Another key finding was the importance of human-in-the-loop (HITL) evaluation. During live user interactions, the team observed how models responded to nuanced queries, helping us identify gaps in robustness and refine our approach iteratively.

Building Toward Natural Human-Robot Interaction

VLMs aren’t just about better vision—they’re a step toward more natural, interactive, and general-purpose robotics. They can also handle vision-and-language tasks, such as captioning, visual question answering (VQA), and reasoning. In line with explainable AI (XAI) principles, VLMs are ideal for both perception and communication.

The team used VLMs to create robotic agents with three key benefits:

Greater adaptability to new scenarios and dynamic environments
Reduced dependency on extensive labeled datasets or handcrafted rules
Improved communication through natural language

The team applied these principles to enhance the user experience in human-robot interactions. In such situations, having a robot clarify its planning and actions in human language helps foster trust and improve usability. Operators can give flexible commands and receive the robot’s feedback in natural language. Operators can then adapt the robot’s plan to their directions before it acts.

Looking Ahead

The team’s work represents a meaningful step toward scalable, data-efficient robotic policies.

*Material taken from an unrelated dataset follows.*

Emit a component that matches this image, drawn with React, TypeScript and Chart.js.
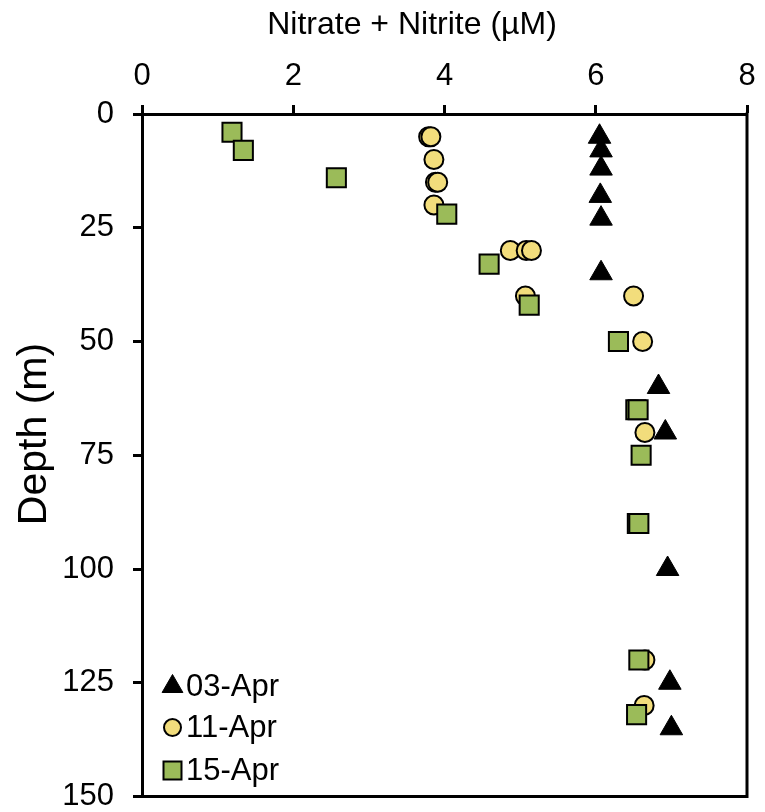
import React, { useEffect, useRef } from "react";
import { Chart, registerables } from "chart.js";

Chart.register(...registerables);

const seriesLabels = ["03-Apr", "11-Apr", "15-Apr"];

const nitrate03 = [6.05, 6.07, 6.07, 6.06, 6.07, 6.07, 6.83, 6.92, 6.95, 6.98, 7.0];
const depth03 = [5, 8, 12, 18, 23, 35, 60, 70, 100, 125, 135];

const nitrate11 = [3.79, 3.82, 3.86, 3.88, 3.91, 3.86, 4.87, 5.08, 5.15, 5.07, 6.5, 6.62, 6.65, 6.65, 6.64];
const depth11 = [5, 5, 10, 15, 15, 20, 30, 30, 30, 40, 40, 50, 70, 120, 130];

const nitrate15 = [1.19, 1.34, 2.57, 4.03, 4.59, 5.12, 6.3, 6.53, 6.56, 6.6, 6.55, 6.57, 6.57, 6.54];
const depth15 = [4, 8, 14, 22, 33, 42, 50, 65, 65, 75, 90, 90, 120, 132];

const xTitle = "Nitrate + Nitrite (\u00b5M)";
const yTitle = "Depth (m)";

const FONT = "'Liberation Sans', Arial, sans-serif";
const YELLOW = "#F2DD7C";
const GREEN = "#9BBB59";

const toPts = (xs: number[], ys: number[]) => xs.map((x, i) => ({ x, y: ys[i] }));

const decorPlugin = {
  id: "decor",
  afterDraw(chart: any) {
    const { ctx, chartArea } = chart;
    const { left, right, top, bottom } = chartArea;
    ctx.save();
    ctx.strokeStyle = "#000";
    ctx.lineWidth = 3;
    ctx.beginPath();
    ctx.moveTo(right, top - 1.5);
    ctx.lineTo(right, bottom + 1.5);
    ctx.moveTo(left - 1.5, bottom);
    ctx.lineTo(right + 1.5, bottom);
    ctx.stroke();

    ctx.fillStyle = "#000";
    ctx.font = `32px ${FONT}`;
    ctx.textAlign = "center";
    ctx.textBaseline = "alphabetic";
    ctx.fillText(xTitle, 412, 34);

    ctx.save();
    ctx.translate(46, 434);
    ctx.rotate(-Math.PI / 2);
    ctx.font = `41px ${FONT}`;
    ctx.textAlign = "center";
    ctx.textBaseline = "alphabetic";
    ctx.fillText(yTitle, 0, 0);
    ctx.restore();

    const lx = 172.5;
    const rows = [686.5, 727.5, 770.5];
    ctx.font = `31px ${FONT}`;
    ctx.textAlign = "left";
    ctx.textBaseline = "middle";
    rows.forEach((ly, i) => {
      ctx.beginPath();
      if (i === 0) {
        const r = 12;
        ctx.moveTo(lx, ly - r);
        ctx.lineTo(lx + r * 0.866, ly + r * 0.5);
        ctx.lineTo(lx - r * 0.866, ly + r * 0.5);
        ctx.closePath();
        ctx.fillStyle = "#000";
        ctx.fill();
        ctx.lineWidth = 1;
        ctx.strokeStyle = "#000";
        ctx.stroke();
      } else if (i === 1) {
        ctx.arc(lx, ly, 8.5, 0, Math.PI * 2);
        ctx.fillStyle = YELLOW;
        ctx.fill();
        ctx.lineWidth = 2;
        ctx.strokeStyle = "#000";
        ctx.stroke();
      } else {
        ctx.rect(lx - 9, ly - 9, 18, 18);
        ctx.fillStyle = GREEN;
        ctx.fill();
        ctx.lineWidth = 2;
        ctx.strokeStyle = "#000";
        ctx.stroke();
      }
      ctx.fillStyle = "#000";
      ctx.fillText(seriesLabels[i], 186, ly + 1);
    });
    ctx.restore();
  },
};

export default function App() {
  const ref = useRef<HTMLCanvasElement | null>(null);

  useEffect(() => {
    if (!ref.current) return;
    const chart = new Chart(ref.current, {
      type: "scatter",
      data: {
        datasets: [
          {
            label: seriesLabels[0],
            data: toPts(nitrate03, depth03),
            pointStyle: "triangle",
            pointRadius: 13,
            backgroundColor: "#000",
            borderColor: "#000",
            borderWidth: 1,
            order: 3,
          },
          {
            label: seriesLabels[1],
            data: toPts(nitrate11, depth11),
            pointStyle: "circle",
            pointRadius: 9.5,
            backgroundColor: YELLOW,
            borderColor: "#000",
            borderWidth: 2,
            order: 2,
          },
          {
            label: seriesLabels[2],
            data: toPts(nitrate15, depth15),
            pointStyle: "rect",
            pointRadius: 13.5,
            backgroundColor: GREEN,
            borderColor: "#000",
            borderWidth: 2,
            order: 1,
          },
        ],
      },
      options: {
        responsive: false,
        animation: false,
        layout: { padding: { left: 0, top: 0, right: 18, bottom: 15 } },
        plugins: {
          legend: { display: false },
          tooltip: { enabled: false },
          title: { display: false },
        },
        scales: {
          x: {
            type: "linear",
            position: "top",
            min: 0,
            max: 8,
            ticks: {
              stepSize: 2,
              color: "#000",
              font: { family: FONT, size: 31 },
              padding: 10,
            },
            grid: {
              drawOnChartArea: false,
              drawTicks: true,
              tickLength: 9,
              tickWidth: 3,
              tickColor: "#000",
            },
            border: { display: true, color: "#000", width: 3 },
            afterFit: (scale: any) => {
              scale.height = 114;
              scale.paddingLeft = 0;
              scale.paddingRight = 0;
            },
          },
          y: {
            type: "linear",
            reverse: true,
            min: 0,
            max: 150,
            ticks: {
              stepSize: 25,
              color: "#000",
              font: { family: FONT, size: 31 },
              padding: 19,
            },
            grid: {
              drawOnChartArea: false,
              drawTicks: true,
              tickLength: 9,
              tickWidth: 3,
              tickColor: "#000",
            },
            border: { display: true, color: "#000", width: 3 },
            afterFit: (scale: any) => {
              scale.width = 142;
              scale.paddingTop = 0;
              scale.paddingBottom = 0;
            },
          },
        },
      },
      plugins: [decorPlugin],
    });
    return () => chart.destroy();
  }, []);

  return (
    <div style={{ position: "absolute", left: 0, top: 0, width: 765, height: 812, background: "#fff" }}>
      <canvas ref={ref} width={765} height={812} style={{ display: "block" }} />
    </div>
  );
}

As VLMs continue to evolve, the team sees growing potential in:

Deployment to edge devices using compressed, optimized models
Clearer safety assessments using benchmark-driven evaluations
Combining VLMs with reinforcement learning and sensor fusion for richer contextual understanding

Another potential future direction is the exploration of vision language action (VLA) models, which integrate action, planning, and execution, enabling robots to decide and execute physical actions based on visual perception and natural language understanding. VLAs directly close the “see-understand-act” loop in a single system, extending the generalization capability of LLMs/VLMs for acting in the real world.

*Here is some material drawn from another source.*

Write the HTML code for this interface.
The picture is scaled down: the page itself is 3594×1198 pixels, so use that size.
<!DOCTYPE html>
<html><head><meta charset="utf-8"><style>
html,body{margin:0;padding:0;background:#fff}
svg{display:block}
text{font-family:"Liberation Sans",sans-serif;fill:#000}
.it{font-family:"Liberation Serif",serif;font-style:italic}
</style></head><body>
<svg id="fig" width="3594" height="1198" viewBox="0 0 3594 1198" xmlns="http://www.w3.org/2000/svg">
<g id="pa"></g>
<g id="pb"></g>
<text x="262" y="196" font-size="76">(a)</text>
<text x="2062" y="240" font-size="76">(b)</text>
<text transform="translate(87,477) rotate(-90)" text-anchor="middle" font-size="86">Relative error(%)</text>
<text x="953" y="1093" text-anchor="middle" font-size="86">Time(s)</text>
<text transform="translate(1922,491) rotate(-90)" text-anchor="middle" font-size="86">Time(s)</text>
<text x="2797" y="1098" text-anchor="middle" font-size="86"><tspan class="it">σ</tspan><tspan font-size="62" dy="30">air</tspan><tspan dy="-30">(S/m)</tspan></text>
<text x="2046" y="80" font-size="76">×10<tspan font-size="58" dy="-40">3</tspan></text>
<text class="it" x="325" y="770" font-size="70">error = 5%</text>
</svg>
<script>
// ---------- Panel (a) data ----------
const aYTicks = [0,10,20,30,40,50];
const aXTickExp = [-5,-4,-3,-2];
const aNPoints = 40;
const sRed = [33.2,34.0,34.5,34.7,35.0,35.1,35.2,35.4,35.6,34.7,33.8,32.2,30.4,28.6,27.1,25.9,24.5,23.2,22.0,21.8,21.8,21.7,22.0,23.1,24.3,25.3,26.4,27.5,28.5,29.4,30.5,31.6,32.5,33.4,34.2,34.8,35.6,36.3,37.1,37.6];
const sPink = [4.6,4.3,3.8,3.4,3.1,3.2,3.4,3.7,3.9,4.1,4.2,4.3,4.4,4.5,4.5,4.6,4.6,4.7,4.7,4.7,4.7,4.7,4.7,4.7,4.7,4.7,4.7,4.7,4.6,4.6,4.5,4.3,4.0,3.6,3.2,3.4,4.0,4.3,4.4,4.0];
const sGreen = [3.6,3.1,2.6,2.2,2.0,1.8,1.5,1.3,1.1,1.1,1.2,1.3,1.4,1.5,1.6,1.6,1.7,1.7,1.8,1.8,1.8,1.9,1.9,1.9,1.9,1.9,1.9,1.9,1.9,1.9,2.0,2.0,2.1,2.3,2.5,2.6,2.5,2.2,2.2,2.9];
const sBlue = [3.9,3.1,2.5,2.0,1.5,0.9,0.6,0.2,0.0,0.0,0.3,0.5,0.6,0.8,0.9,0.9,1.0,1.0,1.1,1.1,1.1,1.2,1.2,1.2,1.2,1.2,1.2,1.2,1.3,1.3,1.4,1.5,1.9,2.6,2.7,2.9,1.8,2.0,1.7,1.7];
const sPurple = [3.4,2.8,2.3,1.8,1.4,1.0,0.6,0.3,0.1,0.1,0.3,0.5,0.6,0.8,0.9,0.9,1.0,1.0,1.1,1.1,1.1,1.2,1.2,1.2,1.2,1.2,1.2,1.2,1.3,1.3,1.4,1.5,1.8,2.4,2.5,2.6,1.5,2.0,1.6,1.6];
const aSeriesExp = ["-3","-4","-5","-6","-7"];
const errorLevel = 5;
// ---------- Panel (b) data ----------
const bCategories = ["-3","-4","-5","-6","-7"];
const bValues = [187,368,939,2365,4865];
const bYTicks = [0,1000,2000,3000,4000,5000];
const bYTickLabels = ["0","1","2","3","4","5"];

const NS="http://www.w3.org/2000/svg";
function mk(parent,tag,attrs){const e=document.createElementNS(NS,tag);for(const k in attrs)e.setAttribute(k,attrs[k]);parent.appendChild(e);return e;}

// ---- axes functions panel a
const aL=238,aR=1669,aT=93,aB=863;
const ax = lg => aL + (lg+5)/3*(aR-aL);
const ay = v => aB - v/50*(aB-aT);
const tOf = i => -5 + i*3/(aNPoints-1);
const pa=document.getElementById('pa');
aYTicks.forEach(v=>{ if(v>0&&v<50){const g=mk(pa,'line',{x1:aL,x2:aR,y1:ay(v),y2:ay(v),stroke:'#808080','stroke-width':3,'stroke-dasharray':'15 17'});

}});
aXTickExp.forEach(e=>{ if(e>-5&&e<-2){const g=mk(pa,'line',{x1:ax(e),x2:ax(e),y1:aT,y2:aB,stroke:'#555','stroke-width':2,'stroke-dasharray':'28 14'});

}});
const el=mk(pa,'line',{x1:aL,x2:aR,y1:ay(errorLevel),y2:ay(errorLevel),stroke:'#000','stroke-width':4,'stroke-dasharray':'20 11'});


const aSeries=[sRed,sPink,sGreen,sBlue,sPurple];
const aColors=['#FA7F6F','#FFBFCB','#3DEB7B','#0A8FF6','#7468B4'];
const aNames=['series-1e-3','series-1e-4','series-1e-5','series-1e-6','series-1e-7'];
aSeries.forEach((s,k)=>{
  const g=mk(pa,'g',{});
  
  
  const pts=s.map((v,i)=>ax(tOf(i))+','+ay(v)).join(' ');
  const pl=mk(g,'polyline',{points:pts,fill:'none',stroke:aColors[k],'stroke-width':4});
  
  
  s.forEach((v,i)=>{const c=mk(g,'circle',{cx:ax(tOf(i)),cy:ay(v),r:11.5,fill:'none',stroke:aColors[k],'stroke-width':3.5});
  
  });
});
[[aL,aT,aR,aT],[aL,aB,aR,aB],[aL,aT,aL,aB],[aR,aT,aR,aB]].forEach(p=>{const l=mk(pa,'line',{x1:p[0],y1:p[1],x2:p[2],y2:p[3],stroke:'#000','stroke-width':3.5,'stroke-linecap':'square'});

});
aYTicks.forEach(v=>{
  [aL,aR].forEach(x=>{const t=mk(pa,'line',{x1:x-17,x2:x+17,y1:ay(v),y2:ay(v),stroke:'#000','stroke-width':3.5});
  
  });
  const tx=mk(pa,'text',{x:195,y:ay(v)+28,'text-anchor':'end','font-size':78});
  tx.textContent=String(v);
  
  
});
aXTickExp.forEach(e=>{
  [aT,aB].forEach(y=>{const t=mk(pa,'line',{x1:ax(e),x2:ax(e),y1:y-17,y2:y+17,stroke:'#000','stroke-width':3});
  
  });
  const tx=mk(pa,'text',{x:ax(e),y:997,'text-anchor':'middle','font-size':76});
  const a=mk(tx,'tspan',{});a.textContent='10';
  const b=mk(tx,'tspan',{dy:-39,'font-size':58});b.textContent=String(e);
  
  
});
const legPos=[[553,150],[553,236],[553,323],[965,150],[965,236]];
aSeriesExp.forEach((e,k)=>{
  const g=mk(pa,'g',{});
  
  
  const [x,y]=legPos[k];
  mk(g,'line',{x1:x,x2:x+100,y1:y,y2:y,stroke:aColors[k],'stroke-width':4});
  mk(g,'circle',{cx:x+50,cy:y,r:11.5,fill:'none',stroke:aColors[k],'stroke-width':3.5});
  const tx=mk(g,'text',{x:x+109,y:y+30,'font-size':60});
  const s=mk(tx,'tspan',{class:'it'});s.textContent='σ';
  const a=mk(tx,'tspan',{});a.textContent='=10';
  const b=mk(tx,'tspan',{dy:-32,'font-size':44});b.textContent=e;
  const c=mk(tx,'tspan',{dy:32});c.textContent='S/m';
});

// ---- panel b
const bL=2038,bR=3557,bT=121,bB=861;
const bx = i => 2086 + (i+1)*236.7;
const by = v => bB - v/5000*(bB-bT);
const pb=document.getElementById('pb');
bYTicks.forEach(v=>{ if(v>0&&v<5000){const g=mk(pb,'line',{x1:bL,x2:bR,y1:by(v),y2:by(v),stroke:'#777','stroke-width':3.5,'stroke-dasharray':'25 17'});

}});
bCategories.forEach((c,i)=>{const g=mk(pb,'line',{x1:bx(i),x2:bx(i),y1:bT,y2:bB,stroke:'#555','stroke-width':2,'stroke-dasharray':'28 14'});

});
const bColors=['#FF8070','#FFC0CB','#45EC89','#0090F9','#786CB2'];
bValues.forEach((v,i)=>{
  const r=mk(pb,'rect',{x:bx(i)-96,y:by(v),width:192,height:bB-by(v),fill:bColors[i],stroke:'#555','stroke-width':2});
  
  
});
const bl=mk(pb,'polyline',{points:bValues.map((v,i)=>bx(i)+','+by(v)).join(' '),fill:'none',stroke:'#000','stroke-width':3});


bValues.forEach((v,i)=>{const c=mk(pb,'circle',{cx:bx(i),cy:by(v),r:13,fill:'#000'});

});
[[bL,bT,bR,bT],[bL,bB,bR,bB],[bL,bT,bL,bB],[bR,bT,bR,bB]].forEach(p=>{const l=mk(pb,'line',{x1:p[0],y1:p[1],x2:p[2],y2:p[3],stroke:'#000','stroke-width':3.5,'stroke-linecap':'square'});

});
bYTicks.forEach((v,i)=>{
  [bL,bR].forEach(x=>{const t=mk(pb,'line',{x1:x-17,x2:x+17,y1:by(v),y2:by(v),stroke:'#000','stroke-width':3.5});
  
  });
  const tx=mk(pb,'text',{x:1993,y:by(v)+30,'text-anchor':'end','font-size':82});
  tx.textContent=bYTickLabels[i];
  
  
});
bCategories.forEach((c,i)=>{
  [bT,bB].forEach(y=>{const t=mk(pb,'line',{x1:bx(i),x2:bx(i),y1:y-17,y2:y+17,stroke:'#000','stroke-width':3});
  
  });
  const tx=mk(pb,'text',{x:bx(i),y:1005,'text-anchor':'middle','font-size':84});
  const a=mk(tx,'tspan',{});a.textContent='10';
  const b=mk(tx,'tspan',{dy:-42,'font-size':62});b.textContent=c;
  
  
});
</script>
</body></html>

ADI has already explored some of these models and had the first attempt to try them on a real robot at ADI’s Catalyst™ hub in Limerick.

Conclusion

VLMs will play a foundational role in the next generation of robotics, where systems learn from fewer examples, interact more intuitively, and generalize across tasks with human-like fluency. You may even have a chance to tell them how to do things your way.

Sources:

¹ “How much do robots cost? 2025 price breakdown.” Standard Bots, August 2025.